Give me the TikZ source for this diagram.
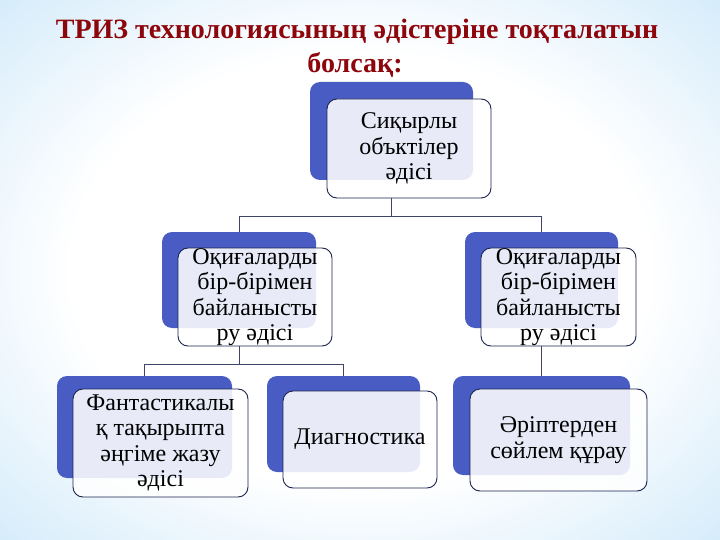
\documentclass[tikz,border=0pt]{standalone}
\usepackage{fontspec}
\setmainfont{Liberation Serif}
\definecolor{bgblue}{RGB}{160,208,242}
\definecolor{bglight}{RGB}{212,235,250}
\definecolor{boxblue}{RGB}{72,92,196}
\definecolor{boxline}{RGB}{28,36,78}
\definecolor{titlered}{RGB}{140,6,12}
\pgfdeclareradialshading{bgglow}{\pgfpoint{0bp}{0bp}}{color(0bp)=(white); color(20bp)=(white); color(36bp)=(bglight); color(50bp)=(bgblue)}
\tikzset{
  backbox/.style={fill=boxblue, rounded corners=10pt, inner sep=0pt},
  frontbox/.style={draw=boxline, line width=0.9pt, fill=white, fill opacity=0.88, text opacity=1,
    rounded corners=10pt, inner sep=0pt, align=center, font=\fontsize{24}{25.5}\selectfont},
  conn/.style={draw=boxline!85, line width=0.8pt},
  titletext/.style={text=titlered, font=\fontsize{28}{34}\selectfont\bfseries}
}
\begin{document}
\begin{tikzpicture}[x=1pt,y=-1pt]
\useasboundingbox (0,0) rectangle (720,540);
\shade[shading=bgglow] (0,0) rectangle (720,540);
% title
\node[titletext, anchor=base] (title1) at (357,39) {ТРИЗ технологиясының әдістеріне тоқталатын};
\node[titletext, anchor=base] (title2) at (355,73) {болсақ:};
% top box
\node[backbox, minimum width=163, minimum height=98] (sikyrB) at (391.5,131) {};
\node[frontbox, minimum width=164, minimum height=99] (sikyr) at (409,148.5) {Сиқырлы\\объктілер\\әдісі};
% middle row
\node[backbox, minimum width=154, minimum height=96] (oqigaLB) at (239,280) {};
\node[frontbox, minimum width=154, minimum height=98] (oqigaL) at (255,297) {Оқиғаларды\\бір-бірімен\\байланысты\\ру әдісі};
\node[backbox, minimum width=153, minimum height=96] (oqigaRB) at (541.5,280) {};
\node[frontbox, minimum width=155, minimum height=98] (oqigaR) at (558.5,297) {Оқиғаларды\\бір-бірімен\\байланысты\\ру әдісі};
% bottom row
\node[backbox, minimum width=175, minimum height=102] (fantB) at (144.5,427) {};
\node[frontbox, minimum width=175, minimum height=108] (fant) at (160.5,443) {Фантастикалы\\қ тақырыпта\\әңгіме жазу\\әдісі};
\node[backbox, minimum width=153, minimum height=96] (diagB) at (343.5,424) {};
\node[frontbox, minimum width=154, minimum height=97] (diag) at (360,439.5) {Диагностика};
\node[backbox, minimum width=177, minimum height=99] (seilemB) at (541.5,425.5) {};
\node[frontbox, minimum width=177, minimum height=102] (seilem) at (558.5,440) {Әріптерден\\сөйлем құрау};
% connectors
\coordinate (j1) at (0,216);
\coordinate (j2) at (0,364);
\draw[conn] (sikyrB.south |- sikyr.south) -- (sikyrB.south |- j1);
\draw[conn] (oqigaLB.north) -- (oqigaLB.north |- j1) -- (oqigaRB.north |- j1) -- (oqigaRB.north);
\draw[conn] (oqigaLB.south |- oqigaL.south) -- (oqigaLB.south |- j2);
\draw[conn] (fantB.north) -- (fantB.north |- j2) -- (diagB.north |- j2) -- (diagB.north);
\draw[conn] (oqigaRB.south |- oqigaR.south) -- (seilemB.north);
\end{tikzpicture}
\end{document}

- Task
Output a faithful copy of the data, with each picture left out.

- Correct answer
Give me the TikZ source for this diagram.
\documentclass[tikz,border=0pt]{standalone}
\usepackage{fontspec}
\setmainfont{Liberation Serif}
\definecolor{bgblue}{RGB}{160,208,242}
\definecolor{bglight}{RGB}{212,235,250}
\definecolor{boxblue}{RGB}{72,92,196}
\definecolor{boxline}{RGB}{28,36,78}
\definecolor{titlered}{RGB}{140,6,12}
\pgfdeclareradialshading{bgglow}{\pgfpoint{0bp}{0bp}}{color(0bp)=(white); color(20bp)=(white); color(36bp)=(bglight); color(50bp)=(bgblue)}
\tikzset{
  backbox/.style={fill=boxblue, rounded corners=10pt, inner sep=0pt},
  frontbox/.style={draw=boxline, line width=0.9pt, fill=white, fill opacity=0.88, text opacity=1,
    rounded corners=10pt, inner sep=0pt, align=center, font=\fontsize{24}{25.5}\selectfont},
  conn/.style={draw=boxline!85, line width=0.8pt},
  titletext/.style={text=titlered, font=\fontsize{28}{34}\selectfont\bfseries}
}
\begin{document}
\begin{tikzpicture}[x=1pt,y=-1pt]
\useasboundingbox (0,0) rectangle (720,540);
\shade[shading=bgglow] (0,0) rectangle (720,540);
% title
\node[titletext, anchor=base] (title1) at (357,39) {ТРИЗ технологиясының әдістеріне тоқталатын};
\node[titletext, anchor=base] (title2) at (355,73) {болсақ:};
% top box
\node[backbox, minimum width=163, minimum height=98] (sikyrB) at (391.5,131) {};
\node[frontbox, minimum width=164, minimum height=99] (sikyr) at (409,148.5) {Сиқырлы\\объктілер\\әдісі};
% middle row
\node[backbox, minimum width=154, minimum height=96] (oqigaLB) at (239,280) {};
\node[frontbox, minimum width=154, minimum height=98] (oqigaL) at (255,297) {Оқиғаларды\\бір-бірімен\\байланысты\\ру әдісі};
\node[backbox, minimum width=153, minimum height=96] (oqigaRB) at (541.5,280) {};
\node[frontbox, minimum width=155, minimum height=98] (oqigaR) at (558.5,297) {Оқиғаларды\\бір-бірімен\\байланысты\\ру әдісі};
% bottom row
\node[backbox, minimum width=175, minimum height=102] (fantB) at (144.5,427) {};
\node[frontbox, minimum width=175, minimum height=108] (fant) at (160.5,443) {Фантастикалы\\қ тақырыпта\\әңгіме жазу\\әдісі};
\node[backbox, minimum width=153, minimum height=96] (diagB) at (343.5,424) {};
\node[frontbox, minimum width=154, minimum height=97] (diag) at (360,439.5) {Диагностика};
\node[backbox, minimum width=177, minimum height=99] (seilemB) at (541.5,425.5) {};
\node[frontbox, minimum width=177, minimum height=102] (seilem) at (558.5,440) {Әріптерден\\сөйлем құрау};
% connectors
\coordinate (j1) at (0,216);
\coordinate (j2) at (0,364);
\draw[conn] (sikyrB.south |- sikyr.south) -- (sikyrB.south |- j1);
\draw[conn] (oqigaLB.north) -- (oqigaLB.north |- j1) -- (oqigaRB.north |- j1) -- (oqigaRB.north);
\draw[conn] (oqigaLB.south |- oqigaL.south) -- (oqigaLB.south |- j2);
\draw[conn] (fantB.north) -- (fantB.north |- j2) -- (diagB.north |- j2) -- (diagB.north);
\draw[conn] (oqigaRB.south |- oqigaR.south) -- (seilemB.north);
\end{tikzpicture}
\end{document}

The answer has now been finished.